Dual pumping of magnetostatic and spin-wave modes in yttrium–iron–garnet spheres

Abstract

In ferrimagnetic materials subjected to a static magnetic field H, a parallel rf magnetic field h gives rise to nonlinear absorption due to the unstable growth of certain spin waves when exceeding a parametric instability threshold (PIT), h=hc. The excited spin waves have half the pumping frequency and a wave number k that depends on H, such that the curve hc vs H resembles the Greek symbol ν and is thus called a “butterfly curve.” Recent experiments in a yttrium–iron–garnet sphere have shown that the PIT is resonantly reduced in the presence of a simultaneous perpendicular rf field at half the parallel-pumping frequency only on the right wing of the butterfly curve, where “volume” magnetostatic modes (k∼0) are primarily excited.
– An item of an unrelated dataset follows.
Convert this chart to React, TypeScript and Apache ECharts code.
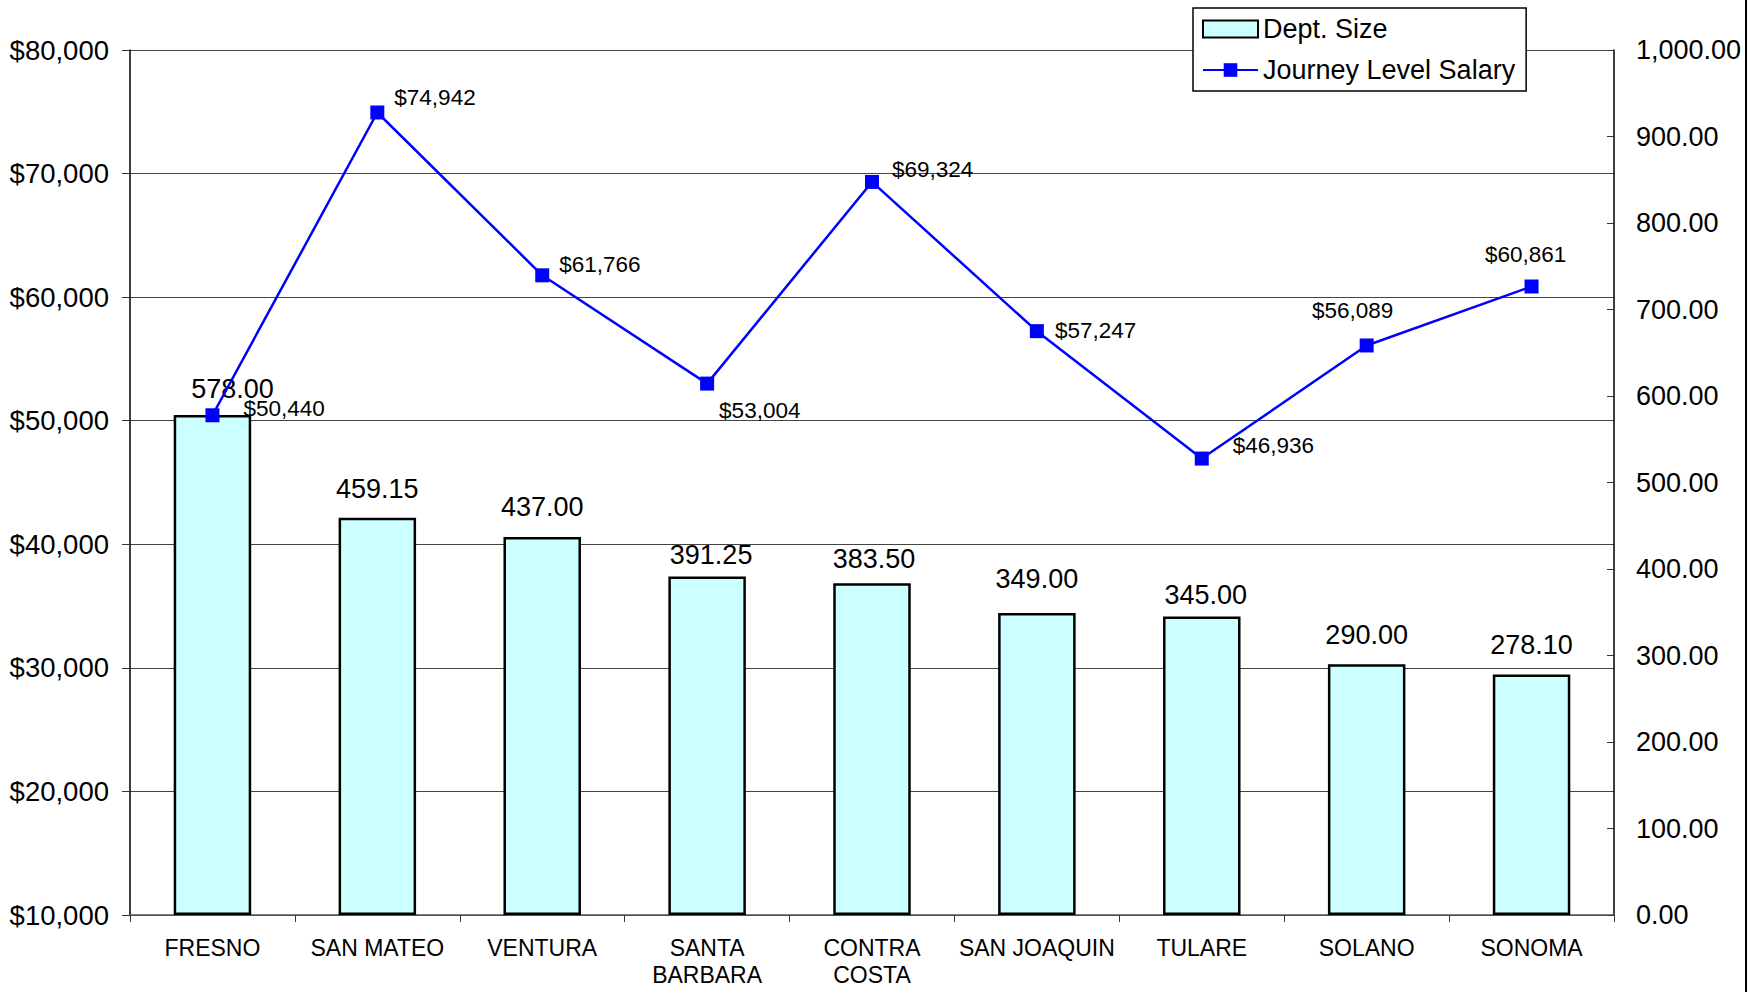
import React, { useEffect, useRef } from "react";
import * as echarts from "echarts";

const categories = ["FRESNO", "SAN MATEO", "VENTURA", "SANTA\nBARBARA", "CONTRA\nCOSTA", "SAN JOAQUIN", "TULARE", "SOLANO", "SONOMA"];
const deptSize = [578.0, 459.15, 437.0, 391.25, 383.5, 349.0, 345.0, 290.0, 278.1];
const salary = [50440, 74942, 61766, 53004, 69324, 57247, 46936, 56089, 60861];

// label placement tweaks (not data)
const barLabelOffsets: [number, number][] = [[20, 2], [0, 0], [0, -1], [4, 7], [2, 4], [0, -6], [4, 7], [0, -1], [0, -1]];
const lineLabelPos: string[] = ["right", "right", "right", "right", "right", "right", "right", "top", "top"];
const lineLabelOffsets: [number, number][] = [[24, -7], [10, -15], [10, -11], [5, 27], [13, -12], [11, -1], [24, -13], [-14, -16], [-6, -14]];

const FONT = "'Liberation Sans', Arial, sans-serif";

export default function App() {
  const ref = useRef<HTMLDivElement>(null);
  useEffect(() => {
    if (!ref.current) return;
    const chart = echarts.init(ref.current, undefined, { renderer: "svg" });
    chart.setOption({
      animation: false,
      backgroundColor: "#ffffff",
      textStyle: { fontFamily: FONT, color: "#000" },
      grid: { left: 130, right: 149, top: 50, bottom: 77, containLabel: false },
      legend: {
        left: 1193,
        top: 8,
        orient: "vertical",
        backgroundColor: "#fff",
        borderColor: "#000",
        borderWidth: 1.5,
        padding: [6, 11, 6, 9],
        itemGap: 11,
        itemWidth: 55,
        itemHeight: 17,
        textStyle: { fontSize: 27, color: "#000", fontFamily: FONT, lineHeight: 30, padding: [0, 0, 0, 0] },
        data: [
          { name: "Dept. Size", icon: "rect" },
          { name: "Journey Level Salary" },
        ],
      },
      xAxis: {
        type: "category",
        data: categories,
        boundaryGap: true,
        axisLine: { show: true, lineStyle: { color: "#555", width: 1.5 } },
        axisTick: { show: true, alignWithLabel: false, length: 7, lineStyle: { color: "#333", width: 1 } },
        axisLabel: { fontSize: 23, color: "#000", margin: 19, lineHeight: 27, fontFamily: FONT, interval: 0 },
      },
      yAxis: [
        {
          type: "value",
          min: 10000,
          max: 80000,
          interval: 10000,
          position: "left",
          axisLine: { show: true, lineStyle: { color: "#000", width: 1.5 } },
          axisTick: { show: true, length: 8, lineStyle: { color: "#333" } },
          axisLabel: {
            fontSize: 27.5,
            color: "#000",
            margin: 21,
            fontFamily: FONT,
            formatter: (v: number) => "$" + v.toLocaleString("en-US"),
          },
          splitLine: { show: true, lineStyle: { color: "#444", width: 1 } },
        },
        {
          type: "value",
          min: 0,
          max: 1000,
          interval: 100,
          position: "right",
          axisLine: { show: true, lineStyle: { color: "#000", width: 1.5 } },
          axisTick: { show: true, inside: true, length: 7, lineStyle: { color: "#333" } },
          axisLabel: {
            fontSize: 27,
            color: "#000",
            margin: 22,
            fontFamily: FONT,
            formatter: (v: number) => v.toLocaleString("en-US", { minimumFractionDigits: 2, maximumFractionDigits: 2 }),
          },
          splitLine: { show: false },
        },
      ],
      series: [
        {
          name: "Dept. Size",
          type: "bar",
          yAxisIndex: 1,
          barWidth: "47%",
          itemStyle: { color: "#CCFFFF", borderColor: "#000", borderWidth: 2.5 },
          data: deptSize.map((v, i) => ({
            value: v,
            label: {
              show: true,
              position: "top",
              distance: 15,
              offset: barLabelOffsets[i],
              fontSize: 27,
              color: "#000",
              fontFamily: FONT,
              formatter: () => v.toFixed(2),
            },
          })),
          z: 2,
        },
        {
          name: "Journey Level Salary",
          type: "line",
          yAxisIndex: 0,
          symbol: "rect",
          symbolSize: 14,
          lineStyle: { color: "#0000FF", width: 2.5 },
          itemStyle: { color: "#0000FF" },
          data: salary.map((v, i) => ({
            value: v,
            label: {
              show: true,
              position: lineLabelPos[i],
              distance: 0,
              offset: lineLabelOffsets[i],
              fontSize: 22.5,
              color: "#000",
              fontFamily: FONT,
              formatter: () => "$" + v.toLocaleString("en-US"),
            },
          })),
          z: 3,
        },
      ],
      graphic: [
        {
          type: "line",
          shape: { x1: 1746, y1: 0, x2: 1746, y2: 992 },
          style: { stroke: "#000", lineWidth: 2 },
        },
      ],
    });
    return () => chart.dispose();
  }, []);
  return (
    <div
      ref={ref}
      style={{ position: "fixed", left: 0, top: 0, width: 1763, height: 992, background: "#fff" }}
    />
  );
}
Here, dual pumping experiments are reported at lower frequencies (8.882 and 4.441 GHz), allowing the presence of “surface” magnetostatic modes on the left wing and corresponding resonant PIT reduction in that region, where spin waves with k∼105 cm−1 are primarily excited by the parallel-pumping field. The results qualitatively agree with a model that put no restriction on the pumping frequency, thus extending earlier calculations by White and Schlömann [R. M. White and Schlömann, J. Appl. Phys. 33, 2437 (1962)].